▶ **Problem details**
An exact copy of all the data is required, with pictures left out.

==========

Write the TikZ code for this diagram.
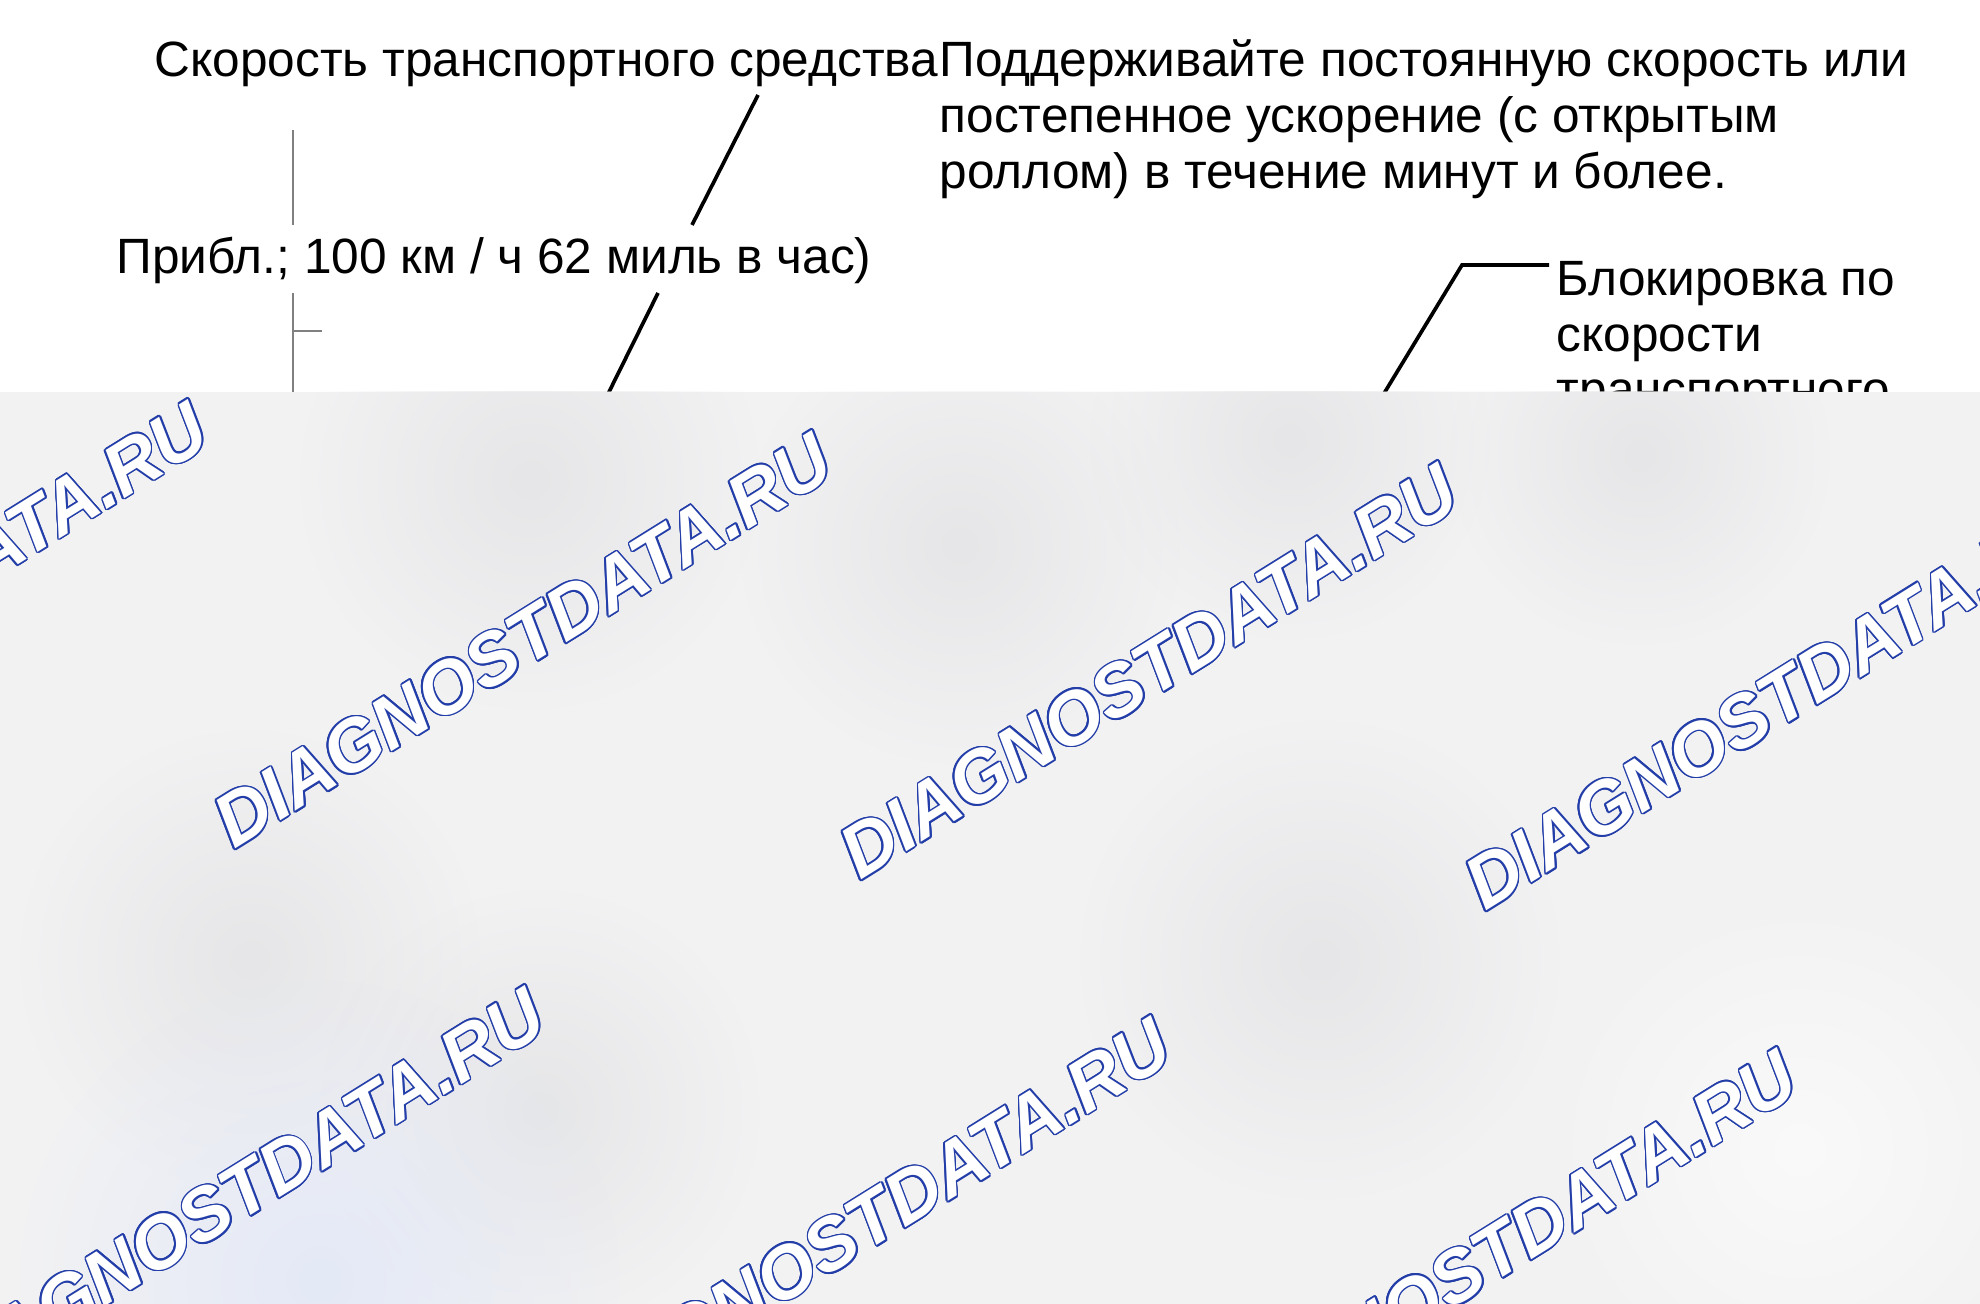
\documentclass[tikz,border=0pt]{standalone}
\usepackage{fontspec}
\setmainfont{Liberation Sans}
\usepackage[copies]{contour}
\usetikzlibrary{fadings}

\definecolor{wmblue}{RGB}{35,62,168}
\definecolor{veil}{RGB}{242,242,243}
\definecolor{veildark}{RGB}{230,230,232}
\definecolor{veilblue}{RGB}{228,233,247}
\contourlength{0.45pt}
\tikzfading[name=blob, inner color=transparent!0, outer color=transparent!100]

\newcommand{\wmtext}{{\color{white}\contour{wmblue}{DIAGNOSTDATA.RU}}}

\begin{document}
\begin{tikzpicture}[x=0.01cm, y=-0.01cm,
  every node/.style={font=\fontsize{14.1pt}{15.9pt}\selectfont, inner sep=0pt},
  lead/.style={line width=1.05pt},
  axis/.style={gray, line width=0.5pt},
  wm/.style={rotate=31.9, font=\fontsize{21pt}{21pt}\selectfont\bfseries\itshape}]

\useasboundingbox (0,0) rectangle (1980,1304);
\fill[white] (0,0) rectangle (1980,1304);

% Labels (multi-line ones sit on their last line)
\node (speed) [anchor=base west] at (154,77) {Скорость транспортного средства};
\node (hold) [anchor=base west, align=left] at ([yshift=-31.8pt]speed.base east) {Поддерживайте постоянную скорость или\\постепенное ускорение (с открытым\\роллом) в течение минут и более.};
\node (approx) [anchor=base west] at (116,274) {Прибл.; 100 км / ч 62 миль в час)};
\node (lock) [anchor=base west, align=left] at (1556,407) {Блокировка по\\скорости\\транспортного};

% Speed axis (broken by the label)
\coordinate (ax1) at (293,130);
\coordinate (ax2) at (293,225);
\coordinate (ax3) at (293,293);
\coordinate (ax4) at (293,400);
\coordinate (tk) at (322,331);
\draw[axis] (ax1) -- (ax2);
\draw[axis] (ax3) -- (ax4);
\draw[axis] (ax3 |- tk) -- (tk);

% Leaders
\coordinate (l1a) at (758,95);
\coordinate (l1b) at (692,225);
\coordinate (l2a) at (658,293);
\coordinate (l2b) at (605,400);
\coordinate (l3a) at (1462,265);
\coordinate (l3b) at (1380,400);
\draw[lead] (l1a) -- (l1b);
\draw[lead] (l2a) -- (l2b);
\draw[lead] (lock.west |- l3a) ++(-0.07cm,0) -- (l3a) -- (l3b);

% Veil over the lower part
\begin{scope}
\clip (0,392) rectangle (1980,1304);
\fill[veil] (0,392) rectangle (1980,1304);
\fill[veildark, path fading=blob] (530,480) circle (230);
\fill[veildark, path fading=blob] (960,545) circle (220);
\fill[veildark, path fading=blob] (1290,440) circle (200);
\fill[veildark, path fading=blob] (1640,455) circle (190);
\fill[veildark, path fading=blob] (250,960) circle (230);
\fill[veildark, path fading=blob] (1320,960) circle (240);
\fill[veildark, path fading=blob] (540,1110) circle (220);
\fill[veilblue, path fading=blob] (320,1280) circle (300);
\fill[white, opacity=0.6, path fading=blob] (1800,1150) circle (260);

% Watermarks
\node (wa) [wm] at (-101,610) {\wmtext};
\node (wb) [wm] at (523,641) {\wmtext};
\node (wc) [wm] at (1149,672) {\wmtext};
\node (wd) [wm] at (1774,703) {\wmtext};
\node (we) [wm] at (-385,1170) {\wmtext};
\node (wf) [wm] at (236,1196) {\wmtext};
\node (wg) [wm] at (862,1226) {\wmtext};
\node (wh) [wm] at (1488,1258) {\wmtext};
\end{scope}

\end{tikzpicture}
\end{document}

==========

▶ **Final result**
Write the TikZ code for this diagram.
\documentclass[tikz,border=0pt]{standalone}
\usepackage{fontspec}
\setmainfont{Liberation Sans}
\usepackage[copies]{contour}
\usetikzlibrary{fadings}

\definecolor{wmblue}{RGB}{35,62,168}
\definecolor{veil}{RGB}{242,242,243}
\definecolor{veildark}{RGB}{230,230,232}
\definecolor{veilblue}{RGB}{228,233,247}
\contourlength{0.45pt}
\tikzfading[name=blob, inner color=transparent!0, outer color=transparent!100]

\newcommand{\wmtext}{{\color{white}\contour{wmblue}{DIAGNOSTDATA.RU}}}

\begin{document}
\begin{tikzpicture}[x=0.01cm, y=-0.01cm,
  every node/.style={font=\fontsize{14.1pt}{15.9pt}\selectfont, inner sep=0pt},
  lead/.style={line width=1.05pt},
  axis/.style={gray, line width=0.5pt},
  wm/.style={rotate=31.9, font=\fontsize{21pt}{21pt}\selectfont\bfseries\itshape}]

\useasboundingbox (0,0) rectangle (1980,1304);
\fill[white] (0,0) rectangle (1980,1304);

% Labels (multi-line ones sit on their last line)
\node (speed) [anchor=base west] at (154,77) {Скорость транспортного средства};
\node (hold) [anchor=base west, align=left] at ([yshift=-31.8pt]speed.base east) {Поддерживайте постоянную скорость или\\постепенное ускорение (с открытым\\роллом) в течение минут и более.};
\node (approx) [anchor=base west] at (116,274) {Прибл.; 100 км / ч 62 миль в час)};
\node (lock) [anchor=base west, align=left] at (1556,407) {Блокировка по\\скорости\\транспортного};

% Speed axis (broken by the label)
\coordinate (ax1) at (293,130);
\coordinate (ax2) at (293,225);
\coordinate (ax3) at (293,293);
\coordinate (ax4) at (293,400);
\coordinate (tk) at (322,331);
\draw[axis] (ax1) -- (ax2);
\draw[axis] (ax3) -- (ax4);
\draw[axis] (ax3 |- tk) -- (tk);

% Leaders
\coordinate (l1a) at (758,95);
\coordinate (l1b) at (692,225);
\coordinate (l2a) at (658,293);
\coordinate (l2b) at (605,400);
\coordinate (l3a) at (1462,265);
\coordinate (l3b) at (1380,400);
\draw[lead] (l1a) -- (l1b);
\draw[lead] (l2a) -- (l2b);
\draw[lead] (lock.west |- l3a) ++(-0.07cm,0) -- (l3a) -- (l3b);

% Veil over the lower part
\begin{scope}
\clip (0,392) rectangle (1980,1304);
\fill[veil] (0,392) rectangle (1980,1304);
\fill[veildark, path fading=blob] (530,480) circle (230);
\fill[veildark, path fading=blob] (960,545) circle (220);
\fill[veildark, path fading=blob] (1290,440) circle (200);
\fill[veildark, path fading=blob] (1640,455) circle (190);
\fill[veildark, path fading=blob] (250,960) circle (230);
\fill[veildark, path fading=blob] (1320,960) circle (240);
\fill[veildark, path fading=blob] (540,1110) circle (220);
\fill[veilblue, path fading=blob] (320,1280) circle (300);
\fill[white, opacity=0.6, path fading=blob] (1800,1150) circle (260);

% Watermarks
\node (wa) [wm] at (-101,610) {\wmtext};
\node (wb) [wm] at (523,641) {\wmtext};
\node (wc) [wm] at (1149,672) {\wmtext};
\node (wd) [wm] at (1774,703) {\wmtext};
\node (we) [wm] at (-385,1170) {\wmtext};
\node (wf) [wm] at (236,1196) {\wmtext};
\node (wg) [wm] at (862,1226) {\wmtext};
\node (wh) [wm] at (1488,1258) {\wmtext};
\end{scope}

\end{tikzpicture}
\end{document}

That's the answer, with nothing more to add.